**Challenge**
Copy, exactly as written, the lines that begin at the one containing "Convert this chart to matplotlib code." and end at the one containing "sensor_y = [0.0, 0.0, 0.0, 0.0, 0.20, 0.23, 0.23, 0.23, 0.23]". Skip any pictures in the data below.

━━━ Record extracts

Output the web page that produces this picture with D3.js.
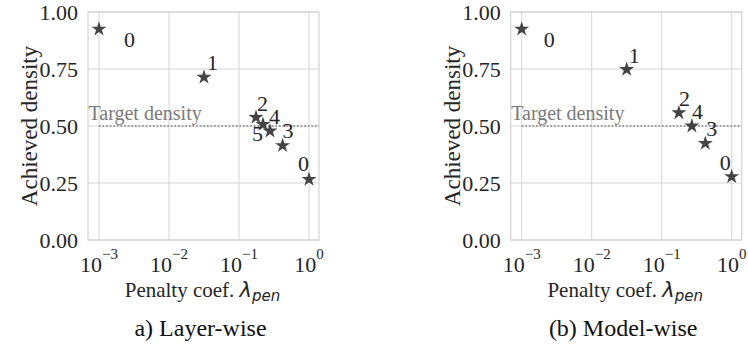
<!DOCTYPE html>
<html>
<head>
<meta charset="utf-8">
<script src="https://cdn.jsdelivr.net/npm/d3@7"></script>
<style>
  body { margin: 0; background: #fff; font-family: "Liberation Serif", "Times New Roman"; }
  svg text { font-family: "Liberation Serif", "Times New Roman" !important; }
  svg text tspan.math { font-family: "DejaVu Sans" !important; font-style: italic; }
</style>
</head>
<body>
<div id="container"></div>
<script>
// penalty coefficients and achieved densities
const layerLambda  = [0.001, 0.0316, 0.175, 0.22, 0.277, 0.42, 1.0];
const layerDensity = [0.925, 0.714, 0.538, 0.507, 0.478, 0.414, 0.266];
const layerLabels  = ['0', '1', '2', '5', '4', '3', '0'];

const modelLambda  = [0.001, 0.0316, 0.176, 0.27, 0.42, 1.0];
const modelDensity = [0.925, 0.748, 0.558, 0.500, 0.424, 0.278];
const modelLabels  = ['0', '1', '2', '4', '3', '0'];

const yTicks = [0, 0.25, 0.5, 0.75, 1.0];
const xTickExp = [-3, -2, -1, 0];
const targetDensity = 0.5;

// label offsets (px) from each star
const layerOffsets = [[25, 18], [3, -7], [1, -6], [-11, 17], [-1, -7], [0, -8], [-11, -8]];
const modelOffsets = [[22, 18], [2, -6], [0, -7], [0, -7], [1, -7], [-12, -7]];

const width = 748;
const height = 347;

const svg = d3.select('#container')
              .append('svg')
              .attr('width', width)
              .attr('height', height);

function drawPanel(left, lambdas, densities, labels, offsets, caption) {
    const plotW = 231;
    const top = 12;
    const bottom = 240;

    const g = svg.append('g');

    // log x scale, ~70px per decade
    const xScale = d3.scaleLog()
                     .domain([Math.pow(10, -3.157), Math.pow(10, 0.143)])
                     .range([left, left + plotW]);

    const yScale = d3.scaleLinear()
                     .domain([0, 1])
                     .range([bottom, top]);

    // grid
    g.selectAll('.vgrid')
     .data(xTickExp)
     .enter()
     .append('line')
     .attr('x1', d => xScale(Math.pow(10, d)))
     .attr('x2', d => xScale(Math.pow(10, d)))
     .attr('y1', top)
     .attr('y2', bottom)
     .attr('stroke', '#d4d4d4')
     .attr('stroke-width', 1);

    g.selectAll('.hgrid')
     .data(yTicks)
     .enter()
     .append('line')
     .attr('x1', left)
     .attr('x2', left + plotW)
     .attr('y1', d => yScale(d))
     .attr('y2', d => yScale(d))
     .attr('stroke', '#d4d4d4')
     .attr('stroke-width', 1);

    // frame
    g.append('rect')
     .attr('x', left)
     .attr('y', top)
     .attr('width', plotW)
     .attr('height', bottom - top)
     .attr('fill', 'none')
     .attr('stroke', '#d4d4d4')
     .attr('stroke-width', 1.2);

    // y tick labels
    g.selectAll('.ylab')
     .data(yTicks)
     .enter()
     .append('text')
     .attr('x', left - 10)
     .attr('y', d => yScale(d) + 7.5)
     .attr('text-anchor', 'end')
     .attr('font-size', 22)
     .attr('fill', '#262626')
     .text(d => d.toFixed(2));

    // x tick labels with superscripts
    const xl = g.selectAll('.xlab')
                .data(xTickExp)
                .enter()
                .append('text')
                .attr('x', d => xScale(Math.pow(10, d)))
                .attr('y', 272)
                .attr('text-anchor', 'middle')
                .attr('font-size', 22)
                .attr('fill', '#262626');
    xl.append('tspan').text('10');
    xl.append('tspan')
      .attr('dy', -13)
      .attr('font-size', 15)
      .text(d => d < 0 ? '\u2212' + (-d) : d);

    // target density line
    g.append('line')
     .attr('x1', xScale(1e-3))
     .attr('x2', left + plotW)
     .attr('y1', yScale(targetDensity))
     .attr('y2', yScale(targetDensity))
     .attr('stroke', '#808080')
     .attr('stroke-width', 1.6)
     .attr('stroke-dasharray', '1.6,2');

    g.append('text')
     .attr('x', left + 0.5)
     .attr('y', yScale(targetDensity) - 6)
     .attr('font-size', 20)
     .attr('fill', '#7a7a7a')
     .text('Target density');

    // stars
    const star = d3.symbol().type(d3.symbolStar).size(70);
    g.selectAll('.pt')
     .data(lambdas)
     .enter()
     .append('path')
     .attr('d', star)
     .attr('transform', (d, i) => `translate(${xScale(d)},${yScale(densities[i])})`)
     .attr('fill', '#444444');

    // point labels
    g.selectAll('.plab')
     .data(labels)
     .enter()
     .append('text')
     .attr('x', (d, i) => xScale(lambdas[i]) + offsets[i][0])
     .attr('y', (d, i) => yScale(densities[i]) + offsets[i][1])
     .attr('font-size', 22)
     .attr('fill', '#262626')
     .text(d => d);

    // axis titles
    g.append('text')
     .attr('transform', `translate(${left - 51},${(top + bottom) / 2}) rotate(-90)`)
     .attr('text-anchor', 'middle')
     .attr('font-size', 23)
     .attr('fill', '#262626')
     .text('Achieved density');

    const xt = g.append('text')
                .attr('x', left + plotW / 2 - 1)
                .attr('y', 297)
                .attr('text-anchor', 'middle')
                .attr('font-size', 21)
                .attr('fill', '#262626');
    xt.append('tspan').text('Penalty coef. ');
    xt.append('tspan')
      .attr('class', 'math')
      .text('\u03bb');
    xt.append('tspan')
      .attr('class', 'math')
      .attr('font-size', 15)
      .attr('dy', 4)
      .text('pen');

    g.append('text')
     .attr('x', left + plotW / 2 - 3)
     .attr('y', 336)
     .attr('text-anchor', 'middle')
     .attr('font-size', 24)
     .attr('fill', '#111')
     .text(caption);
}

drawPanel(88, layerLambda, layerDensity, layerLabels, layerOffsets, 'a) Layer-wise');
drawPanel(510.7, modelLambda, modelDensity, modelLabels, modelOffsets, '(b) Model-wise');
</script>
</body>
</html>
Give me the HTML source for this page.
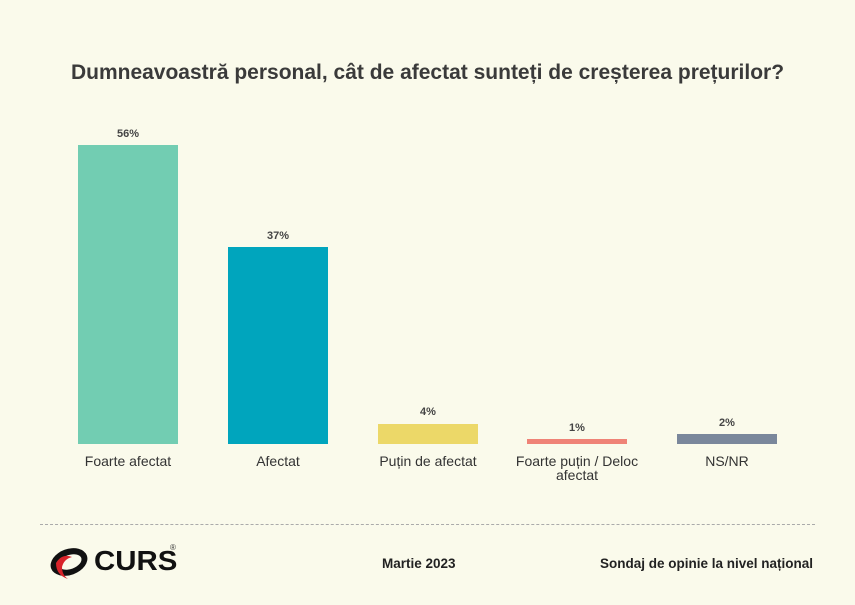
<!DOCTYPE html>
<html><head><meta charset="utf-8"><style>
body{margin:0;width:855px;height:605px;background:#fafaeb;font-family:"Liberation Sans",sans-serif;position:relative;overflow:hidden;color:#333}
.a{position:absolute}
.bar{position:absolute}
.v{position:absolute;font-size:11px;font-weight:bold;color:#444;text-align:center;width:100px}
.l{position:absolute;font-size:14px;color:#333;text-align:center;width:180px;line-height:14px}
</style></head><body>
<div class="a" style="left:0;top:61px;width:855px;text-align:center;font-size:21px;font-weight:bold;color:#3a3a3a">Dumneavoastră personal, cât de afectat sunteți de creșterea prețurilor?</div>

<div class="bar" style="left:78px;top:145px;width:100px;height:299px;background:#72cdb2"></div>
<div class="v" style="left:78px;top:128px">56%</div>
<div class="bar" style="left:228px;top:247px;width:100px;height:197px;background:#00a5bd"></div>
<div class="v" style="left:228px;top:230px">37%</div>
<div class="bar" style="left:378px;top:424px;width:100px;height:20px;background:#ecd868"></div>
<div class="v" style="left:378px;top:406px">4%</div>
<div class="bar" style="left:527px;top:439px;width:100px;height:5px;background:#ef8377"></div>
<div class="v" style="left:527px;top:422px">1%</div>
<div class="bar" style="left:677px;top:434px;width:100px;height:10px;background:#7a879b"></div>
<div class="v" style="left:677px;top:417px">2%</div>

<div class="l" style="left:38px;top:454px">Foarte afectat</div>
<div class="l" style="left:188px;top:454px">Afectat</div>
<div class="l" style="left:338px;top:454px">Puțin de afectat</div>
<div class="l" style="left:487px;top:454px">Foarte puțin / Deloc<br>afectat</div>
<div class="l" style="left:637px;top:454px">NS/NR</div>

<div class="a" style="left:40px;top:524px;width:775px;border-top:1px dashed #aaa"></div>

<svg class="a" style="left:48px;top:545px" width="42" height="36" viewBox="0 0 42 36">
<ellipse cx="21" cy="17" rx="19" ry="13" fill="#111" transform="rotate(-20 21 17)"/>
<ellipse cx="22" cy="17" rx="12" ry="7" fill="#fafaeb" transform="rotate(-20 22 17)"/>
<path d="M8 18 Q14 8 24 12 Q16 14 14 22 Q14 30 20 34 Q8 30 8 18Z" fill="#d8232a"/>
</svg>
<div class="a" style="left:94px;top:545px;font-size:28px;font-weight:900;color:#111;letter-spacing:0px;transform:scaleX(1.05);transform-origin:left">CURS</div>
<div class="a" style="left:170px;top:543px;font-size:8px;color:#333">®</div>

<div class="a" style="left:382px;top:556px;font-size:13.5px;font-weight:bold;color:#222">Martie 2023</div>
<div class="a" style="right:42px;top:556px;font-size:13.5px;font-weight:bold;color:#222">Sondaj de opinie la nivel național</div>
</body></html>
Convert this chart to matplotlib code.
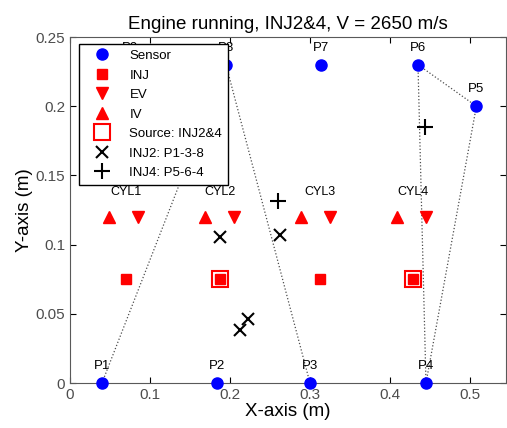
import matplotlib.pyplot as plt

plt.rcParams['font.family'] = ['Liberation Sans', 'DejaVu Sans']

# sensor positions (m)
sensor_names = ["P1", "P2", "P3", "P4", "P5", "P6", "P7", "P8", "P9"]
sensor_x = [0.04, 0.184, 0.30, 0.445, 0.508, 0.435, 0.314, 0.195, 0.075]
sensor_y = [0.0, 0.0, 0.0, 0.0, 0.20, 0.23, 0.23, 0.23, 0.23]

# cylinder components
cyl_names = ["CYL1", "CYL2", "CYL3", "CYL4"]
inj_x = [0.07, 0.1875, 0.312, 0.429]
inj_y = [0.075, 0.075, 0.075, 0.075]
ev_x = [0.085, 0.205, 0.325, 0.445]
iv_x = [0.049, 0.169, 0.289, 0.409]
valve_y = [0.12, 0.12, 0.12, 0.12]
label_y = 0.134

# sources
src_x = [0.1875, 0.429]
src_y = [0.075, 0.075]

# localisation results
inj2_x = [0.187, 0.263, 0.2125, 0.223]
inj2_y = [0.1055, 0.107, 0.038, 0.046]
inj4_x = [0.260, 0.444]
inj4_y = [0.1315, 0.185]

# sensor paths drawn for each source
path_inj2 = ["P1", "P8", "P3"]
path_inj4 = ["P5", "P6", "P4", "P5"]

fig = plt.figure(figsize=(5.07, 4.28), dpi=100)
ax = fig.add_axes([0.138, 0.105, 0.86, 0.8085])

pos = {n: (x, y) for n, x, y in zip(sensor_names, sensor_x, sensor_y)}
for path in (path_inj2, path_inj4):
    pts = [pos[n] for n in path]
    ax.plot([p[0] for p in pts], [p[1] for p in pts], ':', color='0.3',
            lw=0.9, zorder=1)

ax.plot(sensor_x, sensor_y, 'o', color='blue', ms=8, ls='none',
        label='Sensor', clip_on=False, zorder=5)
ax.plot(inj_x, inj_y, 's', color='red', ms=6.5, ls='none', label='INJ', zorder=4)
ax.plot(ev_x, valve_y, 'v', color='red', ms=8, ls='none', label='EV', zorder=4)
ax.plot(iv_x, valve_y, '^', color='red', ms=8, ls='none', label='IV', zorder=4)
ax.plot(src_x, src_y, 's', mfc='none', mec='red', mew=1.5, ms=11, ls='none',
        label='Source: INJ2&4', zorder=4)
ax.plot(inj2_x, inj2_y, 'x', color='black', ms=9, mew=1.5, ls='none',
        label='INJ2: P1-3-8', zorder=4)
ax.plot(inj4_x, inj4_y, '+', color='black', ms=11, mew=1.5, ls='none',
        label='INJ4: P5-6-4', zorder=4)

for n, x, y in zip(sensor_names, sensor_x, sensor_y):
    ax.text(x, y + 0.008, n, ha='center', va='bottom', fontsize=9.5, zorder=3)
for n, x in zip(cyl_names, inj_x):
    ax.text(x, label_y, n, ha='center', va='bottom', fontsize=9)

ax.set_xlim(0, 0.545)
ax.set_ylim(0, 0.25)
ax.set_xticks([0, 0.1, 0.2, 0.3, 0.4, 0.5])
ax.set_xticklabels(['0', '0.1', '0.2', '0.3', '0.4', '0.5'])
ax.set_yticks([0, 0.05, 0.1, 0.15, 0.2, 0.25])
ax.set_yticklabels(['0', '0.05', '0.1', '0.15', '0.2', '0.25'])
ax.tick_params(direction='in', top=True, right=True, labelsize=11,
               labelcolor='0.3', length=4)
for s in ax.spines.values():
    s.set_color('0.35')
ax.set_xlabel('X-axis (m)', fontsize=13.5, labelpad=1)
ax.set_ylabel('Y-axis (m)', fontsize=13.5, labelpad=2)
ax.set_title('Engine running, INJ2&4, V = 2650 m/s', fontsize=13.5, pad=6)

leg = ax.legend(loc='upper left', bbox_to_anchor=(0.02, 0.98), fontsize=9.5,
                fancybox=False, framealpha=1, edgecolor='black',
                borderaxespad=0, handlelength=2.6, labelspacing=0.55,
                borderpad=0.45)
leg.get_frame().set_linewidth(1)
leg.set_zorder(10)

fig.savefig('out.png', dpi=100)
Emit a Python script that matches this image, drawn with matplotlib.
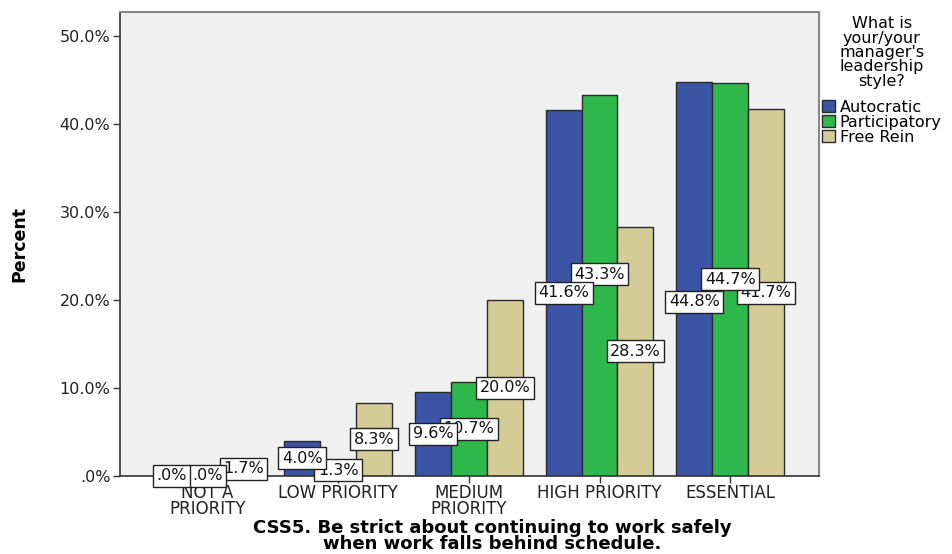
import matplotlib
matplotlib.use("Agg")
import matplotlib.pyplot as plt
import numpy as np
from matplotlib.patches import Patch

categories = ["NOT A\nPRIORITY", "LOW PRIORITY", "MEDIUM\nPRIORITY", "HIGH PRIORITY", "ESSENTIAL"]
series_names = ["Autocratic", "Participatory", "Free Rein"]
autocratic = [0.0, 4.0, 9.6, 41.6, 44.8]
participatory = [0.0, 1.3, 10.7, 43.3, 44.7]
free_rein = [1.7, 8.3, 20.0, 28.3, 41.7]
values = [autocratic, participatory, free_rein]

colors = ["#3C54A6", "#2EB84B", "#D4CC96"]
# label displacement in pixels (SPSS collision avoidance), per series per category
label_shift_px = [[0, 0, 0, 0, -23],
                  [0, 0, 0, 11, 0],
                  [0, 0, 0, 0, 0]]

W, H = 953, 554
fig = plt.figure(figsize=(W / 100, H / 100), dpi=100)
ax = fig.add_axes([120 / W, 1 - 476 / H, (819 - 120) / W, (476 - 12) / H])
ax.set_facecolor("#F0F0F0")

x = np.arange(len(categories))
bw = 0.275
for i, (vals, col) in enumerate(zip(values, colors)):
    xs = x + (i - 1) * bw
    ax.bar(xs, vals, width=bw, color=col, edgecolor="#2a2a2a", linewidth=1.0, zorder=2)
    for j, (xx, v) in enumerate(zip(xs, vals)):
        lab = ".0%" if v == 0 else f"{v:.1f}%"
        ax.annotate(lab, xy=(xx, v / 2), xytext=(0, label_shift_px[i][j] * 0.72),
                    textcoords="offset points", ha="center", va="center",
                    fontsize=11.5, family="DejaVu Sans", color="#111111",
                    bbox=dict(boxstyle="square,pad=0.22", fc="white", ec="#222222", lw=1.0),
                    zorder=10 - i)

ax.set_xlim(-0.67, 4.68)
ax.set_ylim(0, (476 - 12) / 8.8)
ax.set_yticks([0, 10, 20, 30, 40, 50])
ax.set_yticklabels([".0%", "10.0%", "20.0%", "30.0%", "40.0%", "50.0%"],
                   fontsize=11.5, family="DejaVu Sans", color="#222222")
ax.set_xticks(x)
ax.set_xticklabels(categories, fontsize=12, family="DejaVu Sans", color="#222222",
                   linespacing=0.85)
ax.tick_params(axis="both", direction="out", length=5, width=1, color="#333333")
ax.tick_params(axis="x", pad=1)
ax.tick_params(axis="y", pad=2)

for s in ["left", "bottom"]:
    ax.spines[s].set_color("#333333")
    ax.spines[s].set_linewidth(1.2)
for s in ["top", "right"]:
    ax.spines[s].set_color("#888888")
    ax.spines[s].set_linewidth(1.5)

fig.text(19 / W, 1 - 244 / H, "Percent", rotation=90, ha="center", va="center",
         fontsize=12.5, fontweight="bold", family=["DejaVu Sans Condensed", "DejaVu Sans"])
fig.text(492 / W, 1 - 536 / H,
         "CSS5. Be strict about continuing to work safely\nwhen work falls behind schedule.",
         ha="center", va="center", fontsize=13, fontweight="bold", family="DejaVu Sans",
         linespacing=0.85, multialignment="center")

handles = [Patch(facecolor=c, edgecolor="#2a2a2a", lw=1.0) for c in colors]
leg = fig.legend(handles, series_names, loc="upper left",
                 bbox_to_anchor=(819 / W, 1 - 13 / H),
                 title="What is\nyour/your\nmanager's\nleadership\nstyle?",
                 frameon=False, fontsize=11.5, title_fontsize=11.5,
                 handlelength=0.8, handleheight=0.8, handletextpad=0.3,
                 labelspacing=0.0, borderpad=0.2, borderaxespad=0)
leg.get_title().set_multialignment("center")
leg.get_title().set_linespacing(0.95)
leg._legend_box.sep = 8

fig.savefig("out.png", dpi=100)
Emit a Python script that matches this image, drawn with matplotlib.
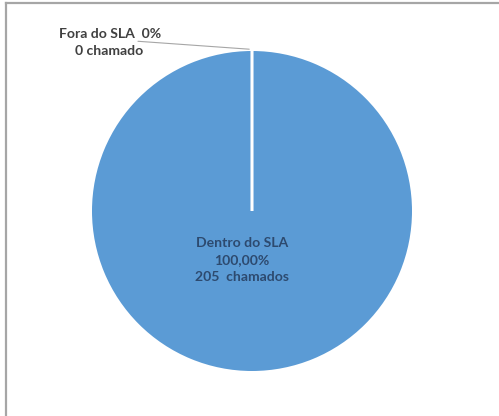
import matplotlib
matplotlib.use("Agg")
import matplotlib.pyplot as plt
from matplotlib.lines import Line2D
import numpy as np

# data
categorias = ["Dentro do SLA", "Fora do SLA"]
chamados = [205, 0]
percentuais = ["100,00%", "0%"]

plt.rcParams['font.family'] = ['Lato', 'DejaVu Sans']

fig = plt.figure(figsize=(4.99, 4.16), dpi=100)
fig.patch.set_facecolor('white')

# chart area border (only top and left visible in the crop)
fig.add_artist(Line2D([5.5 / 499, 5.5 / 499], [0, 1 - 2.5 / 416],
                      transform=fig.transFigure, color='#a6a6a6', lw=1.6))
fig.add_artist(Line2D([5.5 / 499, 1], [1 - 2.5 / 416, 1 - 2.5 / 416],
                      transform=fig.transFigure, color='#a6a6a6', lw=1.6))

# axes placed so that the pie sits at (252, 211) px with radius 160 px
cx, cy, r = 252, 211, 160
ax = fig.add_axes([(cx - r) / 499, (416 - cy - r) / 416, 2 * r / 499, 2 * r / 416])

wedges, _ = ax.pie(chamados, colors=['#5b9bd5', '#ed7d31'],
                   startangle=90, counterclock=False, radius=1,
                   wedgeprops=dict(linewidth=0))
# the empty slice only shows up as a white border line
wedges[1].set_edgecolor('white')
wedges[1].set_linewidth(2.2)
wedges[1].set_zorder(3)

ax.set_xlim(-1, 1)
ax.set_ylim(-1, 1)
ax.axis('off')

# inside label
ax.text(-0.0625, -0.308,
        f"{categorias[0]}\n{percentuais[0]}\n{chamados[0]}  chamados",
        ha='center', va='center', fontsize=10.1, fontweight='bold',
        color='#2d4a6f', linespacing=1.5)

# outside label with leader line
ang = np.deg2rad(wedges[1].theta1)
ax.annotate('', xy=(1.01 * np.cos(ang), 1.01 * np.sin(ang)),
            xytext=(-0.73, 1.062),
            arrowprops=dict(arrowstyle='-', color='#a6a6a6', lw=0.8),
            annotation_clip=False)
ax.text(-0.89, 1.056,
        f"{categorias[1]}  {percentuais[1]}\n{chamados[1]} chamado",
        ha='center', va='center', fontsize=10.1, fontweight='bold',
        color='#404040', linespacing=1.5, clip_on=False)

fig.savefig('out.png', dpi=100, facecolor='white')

━━━━━━

**Finished exercise**
Convert this chart to matplotlib code.
import matplotlib.pyplot as plt

plt.rcParams['font.family'] = ['Liberation Sans', 'DejaVu Sans']

# sensor positions (m)
sensor_names = ["P1", "P2", "P3", "P4", "P5", "P6", "P7", "P8", "P9"]
sensor_x = [0.04, 0.184, 0.30, 0.445, 0.508, 0.435, 0.314, 0.195, 0.075]
sensor_y = [0.0, 0.0, 0.0, 0.0, 0.20, 0.23, 0.23, 0.23, 0.23]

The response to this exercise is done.